Most advice-givers want to help you, right? Their advice comes from a place of love or concern; they want your life to be easy and pain-free. But life isn’t easy or pain-free. Sometimes difficult decisions have to be made, and pain has to be embraced. Respect that those giving advice want to help you, but recognize their advice may not be as realistic as what you really need.

The root of the advice matters.

If you’re getting advice, whether you asked for it or not, consider the root of the advice.

  • If you’re asking for advice, why? Are you not confident in your own decision making? Are you inexperienced in a particular area? Do you want your outcome to match someone else’s? The motivation behind your need for advice can help you determine whether or not you really need advice or if you just need to take more time to reflect.

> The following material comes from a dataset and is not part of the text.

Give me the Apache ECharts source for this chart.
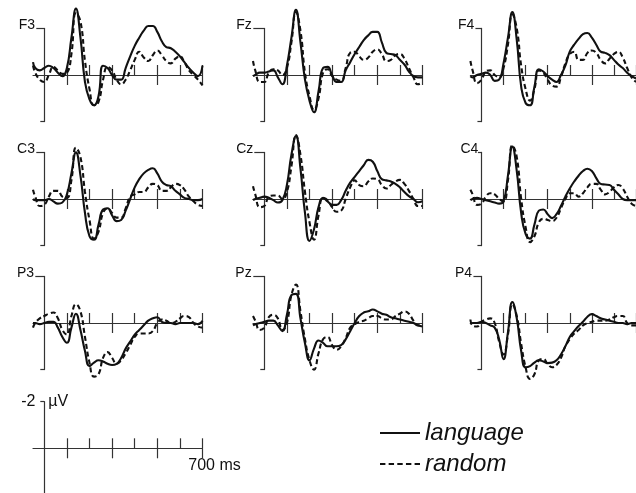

  • If you’re getting advice, why? Does the advice-giver have a relevant set of experiences? Does the advice-giver believe you don’t have all the information you need? Does the advice-giver genuinely want to help you, or want to control you? Again, trying to understand the motivation behind the advice can help you weed out good advice from bad. Regardless, always treat advice with an open mind and be respectful; say thank you and then make your own choices.

Listen anyway.

Continue to take advice. Continue to seek out mentors and advisors and appreciate advice from trusted love ones. Just remember that in the end, the best advice is the kind you give yourself.